The nearly century-long rhythm of summers at these ballparks is at risk, though, as Major League Baseball (MLB) recently extinguished 40 minor league franchises, and could have their sights set on more minor and independent league teams. Additionally, the minor league teams that escape elimination are vulnerable to being gobbled up by private equity investors like Silver Lake, which reportedly has up to 40 of minor league baseball’s remaining 120 teams in its crosshairs.
One of the towns that was stripped of its minor league team is Batavia, in upstate New York. Baseball in Batavia was resurrected, though, through the devoted efforts of a new team owner who, along with a supportive City Manager and devoted fans, established a new team now competing in a college amateur league. I will chronicle how this team - the Muckdogs of the Perfect Game League - has worked to establish a foothold in the void left by MLB. I will, however, also visit a number of additional towns where - for now at least - baseball continues to enjoy a rich tradition, places where, in the words of one fan, “for 34 nights a year, we have something that tells us things are gonna be OK.”
MLB’s contraction plan drastically scaling back the minor league footprint in smaller communities aligns with an increasingly winner-take-all economy, where a handful of individuals and corporations grow fabulously wealthy while much of America is left behind. First went the local factory, off to China, followed by the local grocery store, swallowed by Walmart. Then the local diner was eaten by fast food chains, as the local movie theater disappeared into AMC & Netflix. And then, of course, anything that had managed to survive the carnage thus far was wiped out by Amazon. And now, the same sad story is beginning to be played out on our baseball fields as well.
In MLB, millionaires play for billionaires, in front of urban and suburban fans who must cough up hundreds of dollars on tickets and concessions. Meanwhile in the low minors and college summer leagues, admission is five bucks and the promotions endless: Dollar Mondays, Taco Tuesdays, and Thirsty Thursdays dot the schedule. A family of four can get parking, two adult tickets, two child tickets, four hot dogs, two sodas, two beers, and a program for around $50, less than half the price of two nosebleed seats in the Bronx. Players in the low minors struggle to get by on less than $5,000 for the entire season while Bryce Harper of the Philadelphia Phillies will make roughly $1,000 for every minute he is on the field, and $63,000 per at-bat, over the course of his 162-game season.

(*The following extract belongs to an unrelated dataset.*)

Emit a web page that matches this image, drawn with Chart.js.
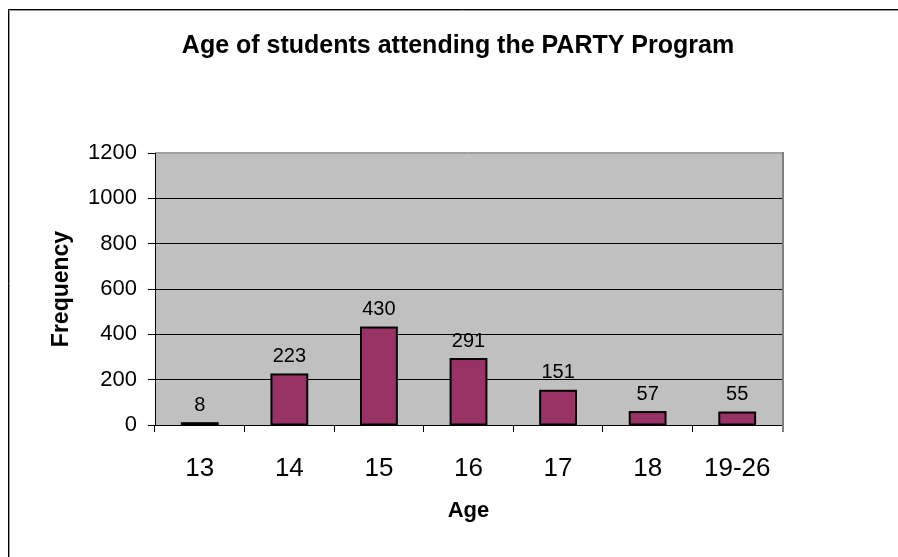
<!DOCTYPE html>
<html>
<head>
<meta charset="utf-8">
<script src="https://cdn.jsdelivr.net/npm/chart.js@4/dist/chart.umd.min.js"></script>
<style>
  html, body { margin: 0; padding: 0; background: #fff; overflow: hidden; }
  #wrap { position: absolute; left: 0; top: 0; width: 898px; height: 557px; overflow: hidden; }
  #c { position: absolute; left: 0; top: 0; }
</style>
</head>
<body>
<div id="wrap"><canvas id="c" width="916" height="557"></canvas></div>
<script>
const titleText = 'Age of students attending the PARTY Program';
const xTitle = 'Age';
const yTitle = 'Frequency';
const categories = ['13', '14', '15', '16', '17', '18', '19-26'];
const frequency = [8, 223, 430, 291, 151, 57, 55];
const yTicks = [0, 200, 400, 600, 800, 1000, 1200];

const FONT = '"Liberation Sans", Arial, sans-serif';

const plotBg = {
  id: 'plotBg',
  beforeDraw(chart) {
    const {ctx, chartArea: a, width, height} = chart;
    ctx.save();
    ctx.strokeStyle = '#999';
    ctx.lineWidth = 1;
    ctx.beginPath();
    ctx.moveTo(9.5, height);
    ctx.lineTo(9.5, 10.5);
    ctx.lineTo(width, 10.5);
    ctx.stroke();
    ctx.strokeStyle = '#000';
    ctx.beginPath();
    ctx.moveTo(8.5, height);
    ctx.lineTo(8.5, 9.5);
    ctx.lineTo(width, 9.5);
    ctx.stroke();
    ctx.fillStyle = '#C0C0C0';
    ctx.fillRect(a.left, a.top, a.right - a.left, a.bottom - a.top);
    ctx.restore();
  },
  afterDraw(chart) {
    const {ctx, chartArea: a} = chart;
    ctx.save();
    ctx.strokeStyle = '#808080';
    ctx.lineWidth = 2;
    ctx.beginPath();
    ctx.moveTo(a.right + 1, a.top - 1);
    ctx.lineTo(a.right + 1, a.bottom + 7);
    ctx.stroke();
    ctx.strokeStyle = '#a0a0a0';
    ctx.lineWidth = 1;
    ctx.beginPath();
    ctx.moveTo(a.left, a.top - 0.5);
    ctx.lineTo(a.right, a.top - 0.5);
    ctx.stroke();
    ctx.restore();
  }
};

const barLabels = {
  id: 'barLabels',
  afterDatasetsDraw(chart) {
    const {ctx} = chart;
    const meta = chart.getDatasetMeta(0);
    ctx.save();
    // bar outlines, centred on the bar edges
    ctx.strokeStyle = '#000';
    ctx.lineWidth = 2;
    meta.data.forEach(bar => {
      const w = bar.width;
      ctx.strokeRect(bar.x - w / 2, bar.y, w, bar.base - bar.y);
    });
    ctx.font = '20px ' + FONT;
    ctx.fillStyle = '#000';
    ctx.textAlign = 'center';
    ctx.textBaseline = 'alphabetic';
    meta.data.forEach((bar, i) => {
      ctx.fillText(String(frequency[i]), bar.x, bar.y - 12.5);
    });
    ctx.restore();
  }
};

new Chart(document.getElementById('c'), {
  type: 'bar',
  data: {
    labels: categories,
    datasets: [{
      data: frequency,
      backgroundColor: '#993366',
      borderWidth: 0,
      barPercentage: 0.40,
      categoryPercentage: 1.0
    }]
  },
  options: {
    responsive: false,
    animation: false,
    devicePixelRatio: 1,
    layout: { padding: 0 },
    plugins: {
      legend: { display: false },
      tooltip: { enabled: false },
      title: {
        display: true,
        text: titleText,
        color: '#000',
        font: { family: FONT, size: 25, weight: 'bold', lineHeight: 1.2 },
        padding: { top: 31.3, bottom: 91.7 }
      }
    },
    scales: {
      x: {
        offset: true,
        grid: { display: true, drawOnChartArea: false, drawTicks: true, tickLength: 7, color: '#000', offset: true },
        border: { display: true, color: '#000', width: 1 },
        ticks: { color: '#000', font: { family: FONT, size: 26 }, padding: 21, maxRotation: 0, autoSkip: false },
        title: { display: true, text: xTitle, color: '#000', font: { family: FONT, size: 22, weight: 'bold', lineHeight: 1.2 }, padding: { top: 0, bottom: 33 } },
        afterFit(s) { s.height = 132; }
      },
      y: {
        min: 0, max: 1200,
        afterBuildTicks(s) { s.ticks = yTicks.map(v => ({ value: v })); },
        grid: {
          color: c => (c.tick && c.tick.value === 1200) ? '#a0a0a0' : '#000',
          tickColor: '#000',
          tickLength: 7,
          lineWidth: 1
        },
        border: { display: true, color: '#000', width: 1 },
        ticks: { color: '#000', font: { family: FONT, size: 22 }, padding: 11, callback: v => String(v) },
        title: { display: true, text: yTitle, color: '#000', font: { family: FONT, size: 23, weight: 'bold', lineHeight: 1.2 }, padding: { top: 48, bottom: 0 } },
        afterFit(s) { s.width = 155; }
      },
      y2: {
        position: 'right',
        display: true,
        grid: { display: false, drawTicks: false },
        border: { display: false },
        ticks: { display: false },
        afterFit(s) { s.width = 134; }
      }
    }
  },
  plugins: [plotBg, barLabels]
});
</script>
</body>
</html>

That means he will make more per at bat than a child care provider in North Carolina will earn in three years.
There is a spirit that is manifested during nights at the small-town ballpark, though, one that is hard to articulate yet impossible to miss. In this version of the story, we see the American small town not as helpless victim, but instead as a source of hope, albeit one that is imperiled by the insatiable appetite of capitalism—without-conscience, a shadow that has been encroaching for decades now.
Maybe some answers to what ails us can be discovered under the lights in places like Dwyer Stadium in Batavia, New York, where the bleachers bend under modern day forces, but have yet to break.
Baseball is the latest battleground upon which we see the forces of Wall Street taking on Main Street, two competing visions for the future of America. I will chronicle the struggle by documenting the experiences of those on its front lines, seen through the prism of one of the most American things we have.